If M is a finitely presented module over a local ring (R, 𝔪) such that m ⊗ M → M is injective, then M is free.

theorem Module.free_of_flat_of_localRing {R : Type u_1} [CommRing R] [LocalRing R] {P : Type u_2} [AddCommGroup P] [Module R P] [Module.FinitePresentation R P] [Module.Flat R P] : Module.Free R P

theorem Module.free_of_lTensor_residueField_injective {R : Type u_1} [CommRing R] [LocalRing R] {M : Type u_2} {N : Type u_3} [AddCommGroup M] [AddCommGroup N] [Module R M] [Module R N] {P : Type u_4} [AddCommGroup P] [Module R P] (f : M →ₗ[R] N) (g : N →ₗ[R] P) (hg : Function.Surjective ⇑g) (h : Function.Exact ⇑f ⇑g) [Module.Finite R M] [Module.Finite R N] [Module.Free R N] (hf : Function.Injective ⇑(LinearMap.lTensor (LocalRing.ResidueField R) f)) : Module.Free R P

If M → N → P → 0 is a presentation of P over a local ring (R, 𝔪, k) with M finite and N finite free, then injectivity of k ⊗ M → k ⊗ N implies that P is free.

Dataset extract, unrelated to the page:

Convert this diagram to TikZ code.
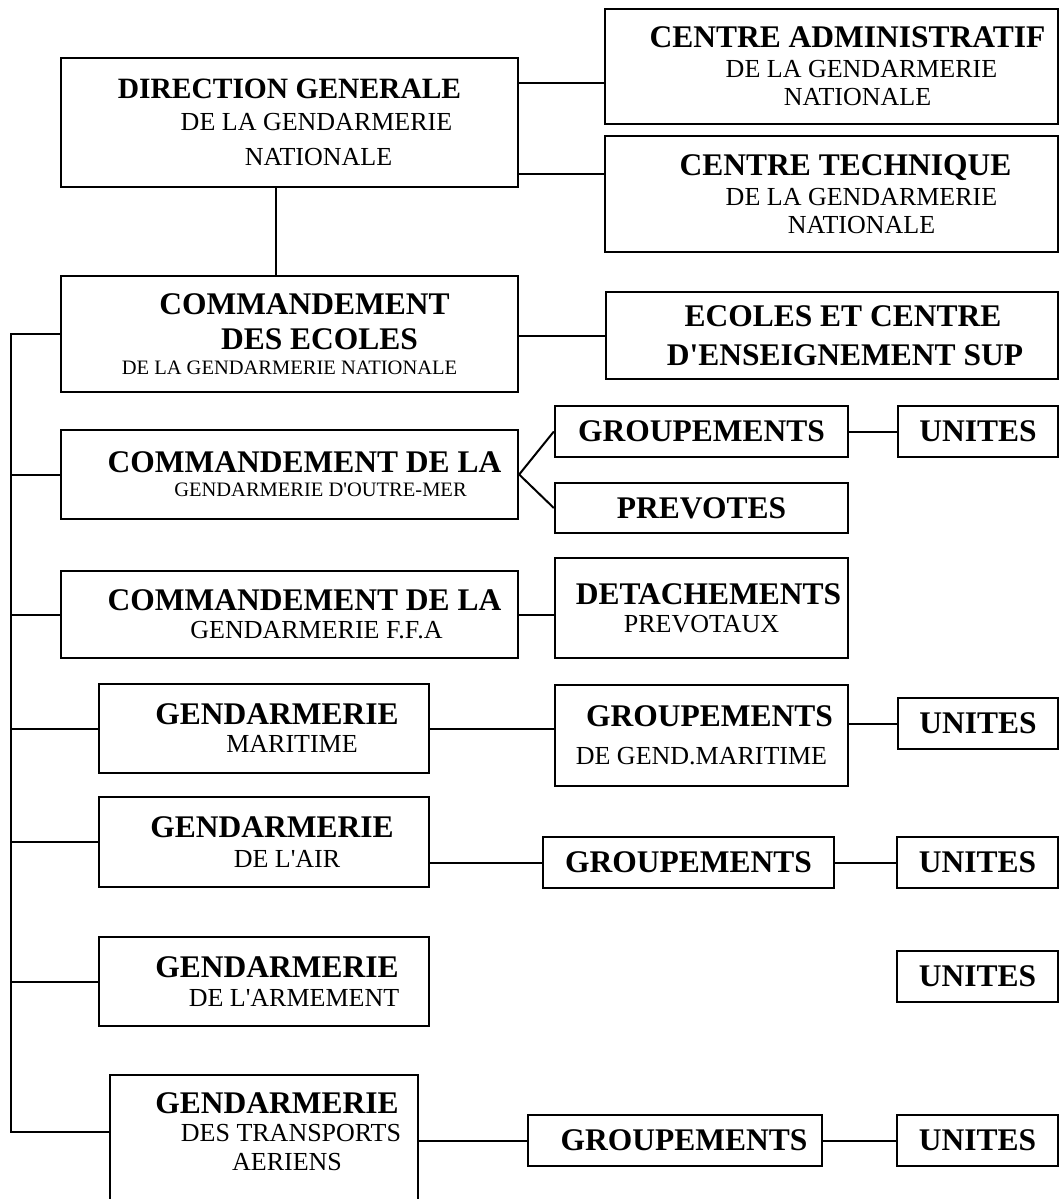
\documentclass[tikz,border=0pt]{standalone}
\usepackage{fontspec}
\setmainfont{Liberation Serif}
\usetikzlibrary{calc}
\newcommand{\boxtitle}{\bfseries\fontsize{31.5}{30}\selectfont}
\newcommand{\boxsub}{\mdseries\fontsize{26}{30}\selectfont}
\newcommand{\boxsmall}{\mdseries\fontsize{20.5}{30}\selectfont}
\newcommand{\nudge}[1]{\hspace*{#1pt}\hspace*{#1pt}}
\tikzset{
  box/.style 2 args = {
    draw, line width=2.3pt, inner sep=0pt, align=center,
    minimum width=#1pt, minimum height=#2pt, font=\boxsub
  },
  frame/.style = {line width=2.3pt},
  link/.style = {line width=2pt}
}

\begin{document}
\begin{tikzpicture}[x=1pt, y=-1pt]
  \useasboundingbox (0,0) rectangle (1061,1199);
  \clip (0,0) rectangle (1061,1199);

  % Direction and centres
  \node[box={457}{129}] (dg) at (289.5,122.5)
    {{\boxtitle\fontsize{29.5}{30}\selectfont DIRECTION GENERALE}\\[2pt]{\nudge{27}DE LA GENDARMERIE}\\[5pt]{\nudge{29}NATIONALE}};
  \node[box={453}{115}] (ca) at (831.5,66.5)
    {{\boxtitle\nudge{16}CENTRE ADMINISTRATIF}\\{\nudge{30}DE LA GENDARMERIE}\\[-2pt]{\nudge{26}NATIONALE}};
  \node[box={453}{116}] (ct) at (831.5,194)
    {{\boxtitle\nudge{14}CENTRE TECHNIQUE}\\{\nudge{30}DE LA GENDARMERIE}\\[-2pt]{\nudge{30}NATIONALE}};

  % Ecoles
  \node[box={457}{116}] (ce) at (289.5,334)
    {{\boxtitle\nudge{15}COMMANDEMENT}\\[5pt]{\boxtitle\nudge{30}DES ECOLES}\\[-5pt]{\boxsmall DE LA GENDARMERIE NATIONALE}};
  \node[box={452}{87}] (es) at (832,335.5)
    {{\boxtitle\nudge{11}ECOLES ET CENTRE}\\[9pt]{\boxtitle\nudge{13}D\textquotesingle ENSEIGNEMENT SUP}};

  % Outre-mer
  \node[box={457}{89}] (om) at (289.5,474.5)
    {{\boxtitle\nudge{15}COMMANDEMENT DE LA}\\[-6pt]{\boxsmall\nudge{31}GENDARMERIE D\textquotesingle OUTRE-MER}};
  \node[box={293}{51}] (grp1) at (701.5,431.5) {\boxtitle GROUPEMENTS};
  \node[box={160}{51}] (un1) at (978,431.5) {\boxtitle UNITES};
  \node[box={293}{50}] (prev) at (701.5,508) {\boxtitle PREVOTES};

  % F.F.A
  \node[box={457}{87}] (ffa) at (289.5,614.5)
    {{\boxtitle\nudge{15}COMMANDEMENT DE LA}\\[-2pt]{\nudge{27}GENDARMERIE F.F.A}};
  \node[box={293}{100}] (det) at (701.5,608)
    {{\boxtitle\nudge{7}DETACHEMENTS}\\[-2pt]{PREVOTAUX}};

  % Maritime
  \node[box={330}{89}] (mar) at (264,728.5)
    {{\boxtitle\nudge{13}GENDARMERIE}\\[-2pt]{\nudge{28}MARITIME}};
  \node[box={293}{101}] (grpm) at (701.5,735.5)
    {{\boxtitle\nudge{8}GROUPEMENTS}\\[8pt]{DE GEND.MARITIME}};
  \node[box={160}{51}] (un2) at (978,723.5) {\boxtitle UNITES};

  % Air
  \node[box={330}{90}] (air) at (264,842)
    {{\boxtitle\nudge{8}GENDARMERIE}\\{\nudge{23}DE L\textquotesingle AIR}};
  \node[box={291}{51}] (grpa) at (688.5,862.5) {\boxtitle GROUPEMENTS};
  \node[box={161}{51}] (un3) at (977.5,862.5) {\boxtitle UNITES};

  % Armement
  \node[box={330}{89}] (arm) at (264,981.5)
    {{\boxtitle\nudge{13}GENDARMERIE}\\[-1pt]{\nudge{30}DE L\textquotesingle ARMEMENT}};
  \node[box={161}{51}] (un4) at (977.5,976.5) {\boxtitle UNITES};

  % Transports aeriens (box runs off the page)
  \node[box={306}{111}, draw=none] (atr) at (264,1131.5)
    {{\boxtitle\nudge{13}GENDARMERIE}\\[-2pt]{\nudge{27}DES TRANSPORTS}\\[-1pt]{\nudge{23}AERIENS}};
  \draw[frame] ([yshift=-30pt]atr.south west) |- (atr.north east) -- ([yshift=-30pt]atr.south east);
  \node[box={294}{51}] (grpt) at (675,1140.5) {\boxtitle\nudge{9}GROUPEMENTS};
  \node[box={161}{51}] (un5) at (977.5,1140.5) {\boxtitle UNITES};

  % Links from the direction
  \draw[link] ($(dg.north east)!.2!(dg.south east)$) coordinate (dca) -- (dca -| ca.west);
  \draw[link] ($(dg.north east)!.89!(dg.south east)$) coordinate (dct) -- (dct -| ct.west);
  \draw[link] ($(dg.south west)!.47!(dg.south east)$) coordinate (dce) -- (dce |- ce.north);
  \draw[link] (es.west) -- (es.west -| ce.east);

  % Left bus
  \draw[link] (ce.west) -- ++(-49,0) coordinate (bus) |- (atr.west);
  \draw[link] (om.west) -- (om.west -| bus);
  \draw[link] (ffa.west) -- (ffa.west -| bus);
  \draw[link] (mar.west) -- (mar.west -| bus);
  \draw[link] (air.west) -- (air.west -| bus);
  \draw[link] (arm.west) -- (arm.west -| bus);

  % Links to the right
  \draw[link] (grp1.west) -- (om.east) -- (prev.west);
  \draw[link] (grp1) -- (un1);
  \draw[link] (ffa.east) -- (ffa.east -| det.west);
  \draw[link] (mar.east) -- (mar.east -| grpm.west);
  \draw[link] (un2.west) -- (un2.west -| grpm.east);
  \draw[link] (grpa.west) -- (grpa.west -| air.east);
  \draw[link] (grpa) -- (un3);
  \draw[link] (grpt.west) -- (grpt.west -| atr.east);
  \draw[link] (grpt) -- (un5);

\end{tikzpicture}
\end{document}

theorem LocalRing.split_injective_iff_lTensor_residueField_injective {R : Type u_1} [CommRing R] [LocalRing R] {M : Type u_2} {N : Type u_3} [AddCommGroup M] [AddCommGroup N] [Module R M] [Module R N] [Module.Finite R M] [Module.Finite R N] [Module.Free R N] (l : M →ₗ[R] N) : (∃ (l' : N →ₗ[R] M), l' ∘ₗ l = LinearMap.id) ↔ Function.Injective ⇑(LinearMap.lTensor (LocalRing.ResidueField R) l)

Given a linear map l : M → N over a local ring (R, 𝔪, k) with M finite and N finite free, l is a split injection if and only if k ⊗ l is a (split) injection.